There Is ROI has come in saving personnel time, a lot of time. That pushes into the DBA staff, the DevTest staff, and the production folks, because we got their stuff to run 50 percent faster. We took it off the old physical hardware and virtualized it and got it to go 50 percent faster than the physical hardware running against Pure Storage.
That made it easy to rapidly provision DevTest environments. Things like that, that used to take hours and hours and hours, can now be automated down to one click of the button by the requester and another one or two by the approver. Then it just runs in the background and it's done in a couple of minutes.
It's hard to quantify the reduction in the total cost of ownership, but it's there, absolutely, particularly in the VS lab context and the channel context as well. It's so much faster, that not only has it eliminated the time that DBAs would have spent otherwise, doing tasks that take a long time to do - things like backup and the like - but it has also helped on the front end because you can do development and DevTest provisioning so much more quickly. It's hard to roll that into traditional TCO, but it's certainly part of it when you look at the entire organization.

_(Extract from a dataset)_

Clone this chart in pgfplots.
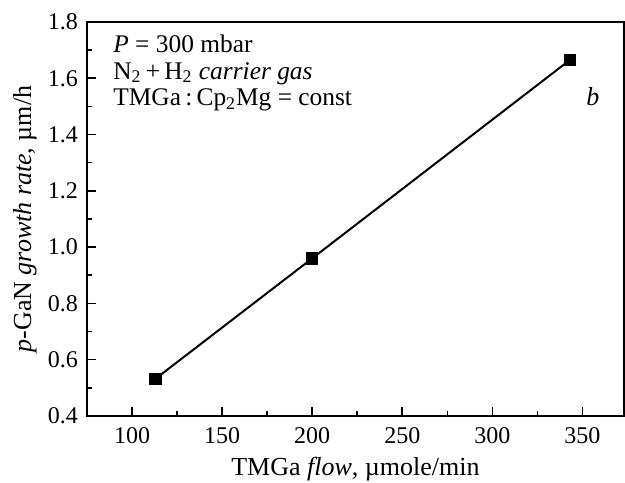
\documentclass[border=0pt]{standalone}
\usepackage{fontspec}
\setmainfont{Liberation Serif}
\usepackage{pgfplots}
\pgfplotsset{compat=1.18}

\begin{document}
\begin{tikzpicture}
\begin{axis}[
    name=ax,
    scale only axis,
    width=268.5pt, height=197pt,
    xmin=75, xmax=373,
    ymin=0.4, ymax=1.8,
    xtick={100,150,...,350},
    ytick={0.4,0.6,...,1.8},
    minor x tick num=1,
    minor y tick num=1,
    xtick pos=bottom, ytick pos=left,
    tick align=inside,
    major tick length=4.5pt,
    minor tick length=2.5pt,
    axis line style={line width=1.1pt},
    every tick/.style={line width=0.8pt, black},
    /pgf/number format/assume math mode=true,
    yticklabel style={/pgf/number format/fixed, /pgf/number format/fixed zerofill,
        /pgf/number format/precision=1, xshift=-1pt},
    xticklabel style={yshift=-2.5pt},
    tick label style={font=\fontsize{12}{14}\selectfont},
    label style={font=\fontsize{13}{15}\selectfont, inner sep=0pt},
    xlabel={TMGa \textit{flow}, µmole/min},
    xlabel style={at={(axis description cs:0.5,0)}, anchor=north, yshift=-20.5pt},
    ylabel={\textit{p}-GaN \textit{growth rate}, µm/h},
    ylabel style={at={(axis description cs:-0.0931,0.5)}, anchor=south, rotate=0},
    clip=false,
]
% growth rate vs TMGa flow
\addplot [black, line width=1pt, mark=square*, mark size=2.6pt,
    mark options={solid, fill=black}] coordinates {
    (113, 0.532)
    (200, 0.960)
    (343, 1.665)
};

\node [anchor=north west, inner sep=0pt, align=left,
    font=\fontsize{12.7}{13.25}\selectfont] at (rel axis cs:0.0484,0.968)
    {\textit{P} = 300 mbar\\
     N\textsubscript{2}\,+\,H\textsubscript{2} \textit{carrier gas}\\
     TMGa\,:\,Cp\textsubscript{2}Mg = const};
\node [font=\fontsize{13}{15}\selectfont\itshape] at (rel axis cs:0.942,0.81) {b};
\end{axis}
\path ([shift={(-43.5pt,-33.5pt)}]ax.south west) rectangle ([shift={(0.5pt,11pt)}]ax.north east);
\end{tikzpicture}
\end{document}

Regarding finding the TCO of flash to be lower than SSD implementations, I'm not sure I could quantify that.
What other advice do I have?
Do it. I have zero reservations about recommending Pure to anyone who is looking for some really good all-flash. Pure is the way to go, for sure.
All-flash is great whenever you can get it but I really like the Pure offering. It's very robust. I heard the "chief scientist," the brains of the deal, explain how some of that stuff works at the bit and byte level and, being a computer science major, I thought that was the coolest thing since sliced bread.
Pure works pretty well as is. I've been so busy using all the good stuff that it already does. I'm sure it can be improved, but we haven't got that far yet. We've been milking what it already does.
I hesitate to give it a ten out of ten because I'm sure it can be improved somehow. In terms of how it could be improved, I don't know. I'm pretty happy with it as it stands. Pure is the best thing that I have seen in that space so far, hands-down, bar none.